If Mr. Trump wants to keep the small-business tax cut, and avoid increasing the debt, he would need to find $1 trillion somewhere else. Mr. Trump proposed last year to sharply reduce the corporate rate to 15 percent, from 35 percent, and to apply the same rate to passthrough income. Democrats sharply criticized that proposal as a giveaway to the owners of passthrough businesses, a group that includes many real estate developers like Mr. Trump, because they would not need to pay a second round of taxes on dividends. The Tax Foundation says it would cost the government about $1 trillion over 10 years.
On Thursday, Mr. Trump’s campaign initially indicated that it had decided to abandon that plan.
Mr. Trump took the stage at the Waldorf Astoria, before the members of the Economic Club of New York, and declared that his new tax plan would cost just $2.6 trillion, far less than the estimated $10 trillion price tag for the previous version of his plan.
That estimated cost came from the Tax Foundation, which performed an analysis based on the specific changes detailed by the Trump campaign, including the elimination of the small-business tax cut, the Tax Foundation’s Mr. Cole said.
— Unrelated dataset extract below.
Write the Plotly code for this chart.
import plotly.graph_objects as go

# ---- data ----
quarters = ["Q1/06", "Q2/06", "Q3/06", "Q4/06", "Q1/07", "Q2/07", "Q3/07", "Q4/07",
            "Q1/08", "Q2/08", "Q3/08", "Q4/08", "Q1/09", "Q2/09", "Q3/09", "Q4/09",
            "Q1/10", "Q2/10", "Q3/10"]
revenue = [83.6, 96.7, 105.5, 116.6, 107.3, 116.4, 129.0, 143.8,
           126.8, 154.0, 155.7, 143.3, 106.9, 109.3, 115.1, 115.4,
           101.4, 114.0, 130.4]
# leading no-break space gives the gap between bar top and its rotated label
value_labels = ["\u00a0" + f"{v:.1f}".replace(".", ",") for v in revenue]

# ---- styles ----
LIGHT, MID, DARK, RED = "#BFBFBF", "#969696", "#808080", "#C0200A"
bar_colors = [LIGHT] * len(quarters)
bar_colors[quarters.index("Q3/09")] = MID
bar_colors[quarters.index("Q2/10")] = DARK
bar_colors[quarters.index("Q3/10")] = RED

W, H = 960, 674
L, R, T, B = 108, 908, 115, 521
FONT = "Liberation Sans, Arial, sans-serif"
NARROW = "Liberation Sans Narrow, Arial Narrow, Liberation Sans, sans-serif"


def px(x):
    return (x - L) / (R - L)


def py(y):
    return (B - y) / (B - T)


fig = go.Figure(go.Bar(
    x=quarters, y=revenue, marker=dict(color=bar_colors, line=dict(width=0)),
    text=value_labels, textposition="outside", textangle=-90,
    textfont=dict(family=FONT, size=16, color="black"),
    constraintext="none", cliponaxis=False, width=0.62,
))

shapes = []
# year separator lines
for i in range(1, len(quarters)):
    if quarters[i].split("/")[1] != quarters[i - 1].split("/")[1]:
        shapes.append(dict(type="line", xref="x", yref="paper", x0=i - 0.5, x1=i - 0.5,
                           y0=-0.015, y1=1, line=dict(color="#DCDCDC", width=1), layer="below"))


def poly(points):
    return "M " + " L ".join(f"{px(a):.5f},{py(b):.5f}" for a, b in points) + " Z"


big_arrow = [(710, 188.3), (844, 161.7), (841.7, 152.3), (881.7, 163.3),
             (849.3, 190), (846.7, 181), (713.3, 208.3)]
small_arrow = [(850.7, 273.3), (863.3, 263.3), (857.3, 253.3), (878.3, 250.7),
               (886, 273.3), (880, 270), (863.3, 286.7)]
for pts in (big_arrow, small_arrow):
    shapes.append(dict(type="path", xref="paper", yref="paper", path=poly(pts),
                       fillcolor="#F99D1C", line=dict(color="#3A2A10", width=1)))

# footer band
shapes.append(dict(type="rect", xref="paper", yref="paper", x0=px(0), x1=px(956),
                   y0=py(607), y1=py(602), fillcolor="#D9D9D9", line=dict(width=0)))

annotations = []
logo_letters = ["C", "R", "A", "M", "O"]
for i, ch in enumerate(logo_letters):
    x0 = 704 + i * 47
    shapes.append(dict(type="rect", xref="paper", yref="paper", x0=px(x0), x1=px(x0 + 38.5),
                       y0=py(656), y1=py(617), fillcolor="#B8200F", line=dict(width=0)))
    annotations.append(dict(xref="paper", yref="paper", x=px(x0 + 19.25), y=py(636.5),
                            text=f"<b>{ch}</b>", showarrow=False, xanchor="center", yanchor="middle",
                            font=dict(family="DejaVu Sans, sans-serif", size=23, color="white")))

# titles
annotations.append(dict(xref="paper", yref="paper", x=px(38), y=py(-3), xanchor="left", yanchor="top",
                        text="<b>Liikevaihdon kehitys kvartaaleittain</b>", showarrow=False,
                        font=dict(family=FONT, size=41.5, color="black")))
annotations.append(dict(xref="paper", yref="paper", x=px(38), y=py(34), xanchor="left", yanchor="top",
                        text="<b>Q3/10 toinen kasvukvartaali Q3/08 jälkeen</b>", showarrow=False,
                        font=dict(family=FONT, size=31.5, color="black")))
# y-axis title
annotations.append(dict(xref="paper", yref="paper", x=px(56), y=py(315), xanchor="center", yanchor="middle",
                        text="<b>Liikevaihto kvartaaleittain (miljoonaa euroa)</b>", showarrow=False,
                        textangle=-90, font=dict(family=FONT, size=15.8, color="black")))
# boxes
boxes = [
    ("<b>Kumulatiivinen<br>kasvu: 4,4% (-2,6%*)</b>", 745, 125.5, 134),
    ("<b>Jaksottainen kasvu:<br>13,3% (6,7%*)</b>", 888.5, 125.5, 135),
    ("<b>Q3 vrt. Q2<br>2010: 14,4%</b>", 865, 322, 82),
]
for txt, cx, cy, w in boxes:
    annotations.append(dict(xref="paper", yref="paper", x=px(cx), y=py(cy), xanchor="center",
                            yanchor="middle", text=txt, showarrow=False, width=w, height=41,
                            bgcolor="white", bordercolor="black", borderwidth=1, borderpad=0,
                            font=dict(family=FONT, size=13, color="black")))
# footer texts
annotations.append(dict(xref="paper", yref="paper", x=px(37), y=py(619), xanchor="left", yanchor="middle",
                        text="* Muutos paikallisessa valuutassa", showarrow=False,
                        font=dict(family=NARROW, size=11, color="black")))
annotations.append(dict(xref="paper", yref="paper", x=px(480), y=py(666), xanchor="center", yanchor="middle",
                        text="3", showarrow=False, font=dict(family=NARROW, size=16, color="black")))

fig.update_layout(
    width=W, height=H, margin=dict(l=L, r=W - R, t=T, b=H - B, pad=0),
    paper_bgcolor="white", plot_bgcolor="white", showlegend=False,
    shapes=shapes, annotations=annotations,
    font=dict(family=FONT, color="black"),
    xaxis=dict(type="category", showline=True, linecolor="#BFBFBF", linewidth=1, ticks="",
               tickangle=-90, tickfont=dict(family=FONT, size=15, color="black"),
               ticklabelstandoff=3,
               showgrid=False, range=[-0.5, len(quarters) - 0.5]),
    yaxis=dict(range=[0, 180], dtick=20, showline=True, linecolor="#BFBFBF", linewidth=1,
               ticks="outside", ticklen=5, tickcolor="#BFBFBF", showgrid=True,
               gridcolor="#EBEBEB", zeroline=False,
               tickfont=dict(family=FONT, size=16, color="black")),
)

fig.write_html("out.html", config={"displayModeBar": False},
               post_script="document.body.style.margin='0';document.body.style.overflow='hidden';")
The Trump campaign also issued a summary of the proposal that said Mr. Trump intended to reduce the corporate income tax rate to 15 percent, but made no mention of passthroughs.
Mr. Mozloom said his group, which strongly advocates a small-business cut, was surprised and reached out to the campaign. A few hours later, convinced by campaign aides that Mr. Trump intended to keep the tax break, the N.F.I.B. renewed its endorsement.
“We strongly support Mr. Trump’s proposal to create a single business tax rate that would create parity between small businesses and their larger competitors,” Juanita Duggan, the group’s president, said in the statement.
The Trump campaign also changed the language of its proposal to refer to the “business” tax rate rather than “corporate” tax rate.
But after learning about the endorsement Thursday afternoon, Mr. Cole of the Tax Foundation said that he spoke again to the campaign and that he was assured Mr. Trump still intended to eliminate the tax cut. The campaign told him it was making a more modest change in the plan that would reduce taxation for some small businesses.
The details of the Trump campaign’s plan remain unclear, as does the cost.
“There is a proposal and it’s in the process of being priced out and some details are being filled in,” said Larry Kudlow, an economic commentator and adviser to Mr. Trump. “If Mr. Trump becomes president and submits this legislation, it will all have to get worked through,” he said.
Kyle Pomerleau, the Tax Foundation’s director of federal projects, said he had hoped to publish an analysis of Mr. Trump’s plan on Friday, but it remained incomplete.
“As time goes on,” he said, “unfortunately things are becoming less clear.”